Most of us desire to meet our soulmate. This is how cosmic relationships are designed to be that we all find our ultimate happiness and evolution along with someone who shares the same purpose with us.
We establish deeper relationships with someone having these things in mind. There’s only one catch, though. We wouldn’t meet our soulmate unless we’re fully prepared to meet them.
Or, if we have met them at the wrong time and place, we would lose them somehow.
One way of preparing ourselves for a soulmate encounter is by learning all the lessons we need to learn. And, oftentimes, we learn the greatest lessons through wrong choices or meeting the wrong people.
No matter how painful the experiences are, we’re predestined to go through them because they’re the ways and means where we grow and fully realize ourselves.
In short, we need to go through painful or failed relationships before finally meeting the one truly destined to share with us a relationship that lasts for a lifetime.
5 Types Of Relationships We Have Before Finding Our Soulmate:
1. The first love.
First loves are fun and exciting. It’s full of surprises because you don’t know what’s up ahead.
You may even put all your heart into it because you still possess the trusting nature of a child, believing and hoping that everything is sweet like candy.
But as you slowly come to grips with your emotions, you’ll realize it’s not everything you expected it to be; that you’re only being carried away by fairytale stories; and that meeting a knight with a shining armor to sweep you off your feet is only a myth.
When things aren’t meant to be, they’ll simply fall apart. Yet, as you move on, you carry with you valuable lessons.
2. The problematic love.
A problematic love brings out the boldness in you. Despite all the difficulties you’ll be facing, you’ll come out as braver as ever and weather all the challenges along the way.
You may even learn how to sacrifice just to make people happy. It’s either you fight for the relationship even if your family or loved ones are against it or you turn your back from the relationship in favor of your family.

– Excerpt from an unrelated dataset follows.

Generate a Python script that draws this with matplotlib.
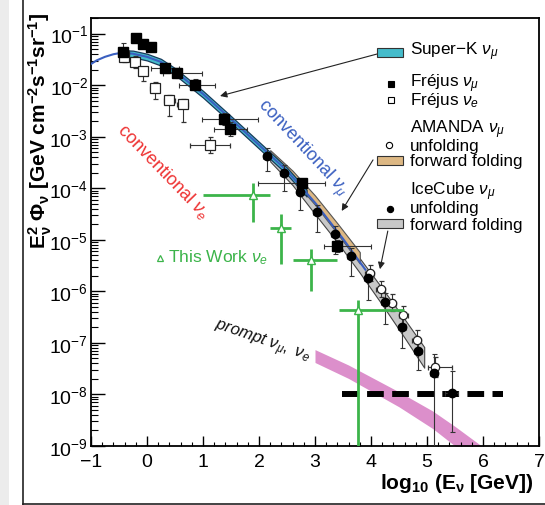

From this type of relationship, drawing the line is what you will learn the most. You will know you can’t continue harming yourself by giving in to other people’s demands.
3. The safe love.
The safe love is where somebody provides you comfort and security. Out of the purity of their souls, they only want to do the things that can make you happy.

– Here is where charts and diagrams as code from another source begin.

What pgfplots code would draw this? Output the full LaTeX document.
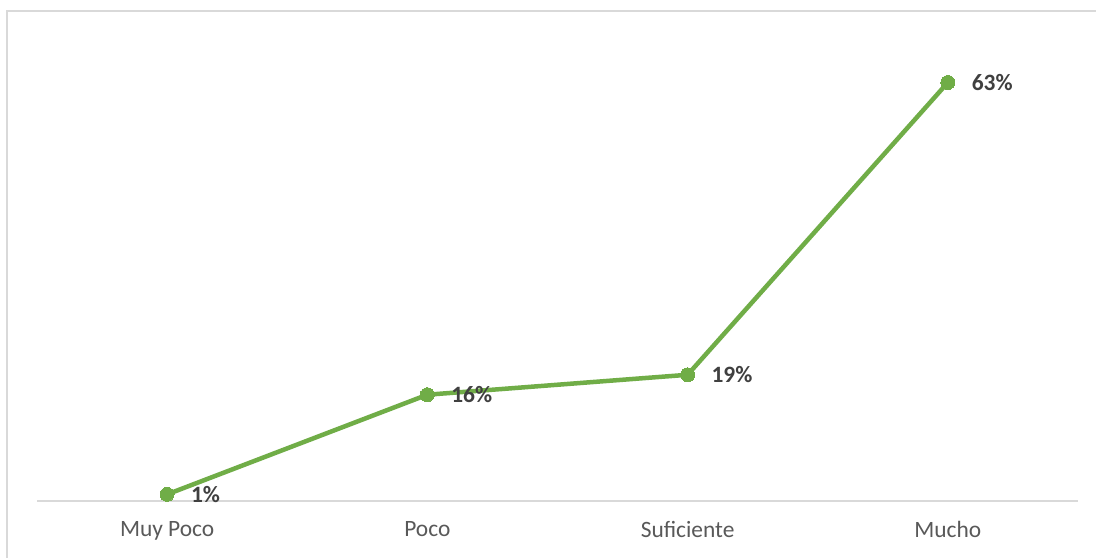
\documentclass[border=0pt]{standalone}
\usepackage{pgfplots}
\pgfplotsset{compat=1.18}
\usepackage{fontspec}
\setmainfont{Carlito}
\definecolor{exgreen}{RGB}{112,173,71}
\definecolor{framegray}{RGB}{217,217,217}
\definecolor{ticklab}{RGB}{89,89,89}
\definecolor{datalab}{RGB}{64,64,64}
\begin{document}
\begin{tikzpicture}[x=1bp,y=1bp]
\useasboundingbox (0,0) rectangle (1096,558);
\fill[white] (0,0) rectangle (1096,558);
\draw[framegray, line width=2bp] (7,0) -- (7,547) -- (1096,547);
\begin{axis}[
  at={(37bp,57bp)}, anchor=south west,
  scale only axis,
  width=1041bp, height=465bp,
  xmin=-0.5, xmax=3.5, ymin=0, ymax=70,
  axis y line=none,
  axis x line*=bottom,
  x axis line style={framegray, line width=1.5bp, -},
  xtick=data,
  xticklabels={Muy Poco, Poco, Suficiente, Mucho},
  major tick length=0pt,
  xticklabel style={font=\fontsize{23.5}{26}\selectfont, text=ticklab, anchor=north, inner sep=0pt, yshift=-20bp},
  clip=false,
  /pgf/number format/assume math mode=true,
  nodes near coords={\pgfmathprintnumber{\pgfplotspointmeta}\%},
  every node near coord/.style={anchor=west, xshift=24bp, yshift=0bp, font=\fontsize{23.5}{26}\selectfont\bfseries, text=datalab, inner sep=0pt},
]
\addplot[exgreen, line width=4.5bp, mark=*, mark size=7bp, mark options={fill=exgreen, draw=exgreen, line width=0pt}]
  coordinates {(0,1) (1,16) (2,19) (3,63)};
\end{axis}
\end{tikzpicture}
\end{document}
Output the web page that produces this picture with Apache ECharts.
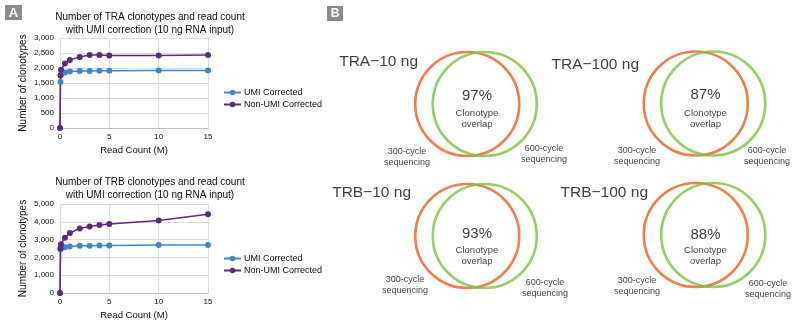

You feel you’re in a safe haven when you’re with them. But because they’re not the one destined for you, you’ll eventually spread your wings and fly away from them.
They know you’ve tried your best to love them back but things just don’t work. Eventually, they will let you go.
As you fly, you know you gained stability from that relationship.
4. The whirlwind love.
Commonly known as a whirlwind romance, the whirlwind love surprises you. You don’t know how or when it began or where it’s going. All you know is you’re there totally soaked in passion and loving it.
But any relationship that comes easily is also bound to go easily. Before long, the passion fades and you’ll find yourself alone again.
5. The unconditional love.
Because you’ve been there and done that, falling in love no longer comes easy. You have gathered enough lessons and enough wisdom to know when a person is being genuine or not.
You already know how shaky relationships start, so you avoid it when it’s right before you.
But when the right “one” comes along, you just know that is what it is. With a simple gaze in their eyes, you know you have a connection that’s not earthbound.
It’s as if fate has brought you together in such time and place. Though meeting your soulmate is not a guarantee that you will live a conflict-free life, you know with your joint powers, you will conquer everything that comes in your way.
All because it’s unconditional love that binds you to stay stronger together.